Shares of database as a service company Couchbase (NASDAQ: BASE) fell 18.6% in the morning session after the company reported first quarter results that beat analysts' revenue and earnings per share estimates. However, RPO and cRPO growth decelerated meaningfully and gross margin deteriorated. The company continued to burn cash. In addition, revenue and operating loss guidance for the next quarter fell below Consensus. The full year revenue guidance was roughly inline. Overall, it was a weak quarter for the company, with the guidance clouding the outlook. Note that the week before the earnings release, SaaS database peer MongoDB reported very strong quarterly results with optimistic forward guidance.

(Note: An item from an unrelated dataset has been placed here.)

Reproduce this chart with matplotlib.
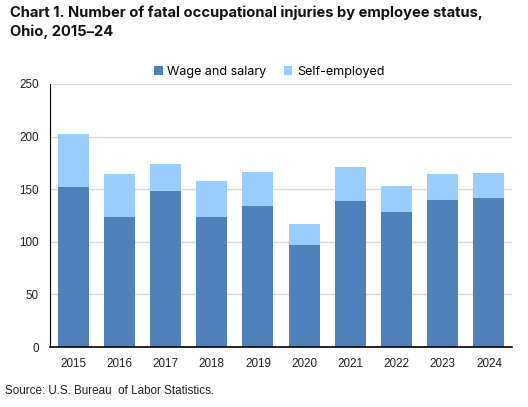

This dynamic further added to the disappointment around Couchbase's quarter, as the market was hopeful that the same tailwinds driving MDB's strength would also potentially help Couchbase.
What is the market telling us:
Couchbase's shares are very volatile and over the last year have had 50 moves greater than 5%. But moves this big are very rare even for Couchbase and that is indicating to us that this news had a significant impact on the market's perception of the business.
Couchbase is up 40% since the beginning of the year, but at $18.84 per share it is still trading 15.2% below its 52-week high of $22.23 from June 2023. Investors who bought $1,000 worth of Couchbase's shares at the IPO in July 2021 would now be looking at an investment worth $624.43.